[RndTbl] out of inodes

Adam Thompson athompso at athompso.net
Fri Dec 13 00:54:52 CST 2013

On 13-12-12 04:21 PM, Trevor Cordes wrote:
> 1. People with separate /home partitions aren't spared: what if an app
> or malicious user writes to /var/tmp, which on 99% of systems is going
> to be on the same partition as /.  So a separate /home won't spare you
> from / running out of inodes: all it takes is one sticky-bit dir in the
> whole tree where a non-root can write to have one non-root user/app
> starve the system of inodes.

Playing devil's advocate here: ( / /var /tmp /etc /usr /home ) is the 
typically-recommended set of partitions.  I will point out, however, 
that most systems set up this way are far more sensitive to running out 
of file-creation-ability on /var than anywhere else, so your point 
actually remains valid.  (Also, "ln -s /var/tmp /tmp" is fairly common 
in those setups.)

> OK, here's the weirdest part: I just checked and my / is ext4!  I
> thought Adam mentioned ext4 dynamically creates inode out of thin air
> (and I thought that too) like XFS?  So why did I run out of inodes on a
> non-full (df) ext4 fs?

Actually, what I meant is that it didn't pre-reserve space on disk for 
the inodes, and only uses up space in the partition as needed, not that 
it would keep creating inodes out of thin air.
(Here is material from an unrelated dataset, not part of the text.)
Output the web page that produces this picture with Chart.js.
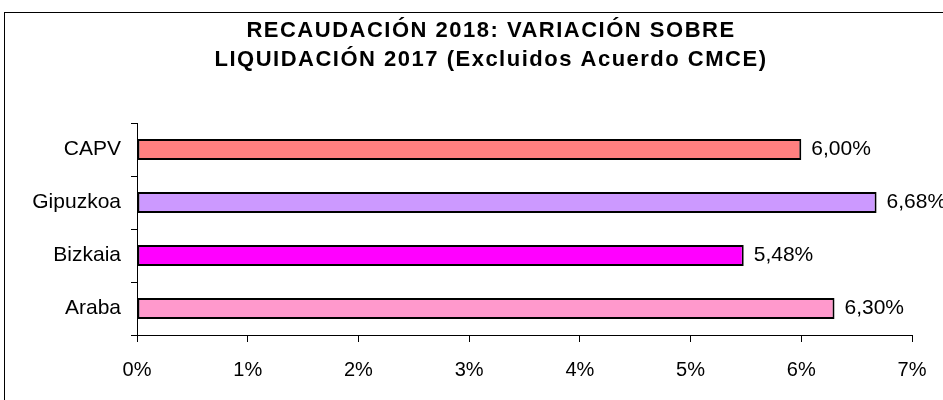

Comparatively, ext2/ext3 
(IIRC) pre-allocated space in the partition for all the inodes that it 
would ever need.  Not 100% certain of this without checking.

Overall, yes, I agree, there *ought* to be a limit on inodes like there 
is on disk space, but... even more important would be if inode 
exhaustion generated a different error than ENOSPC.  Um... I just read 
errno(3), and I take that back: I would never want to be responsible for 
adding *more* error codes to that list.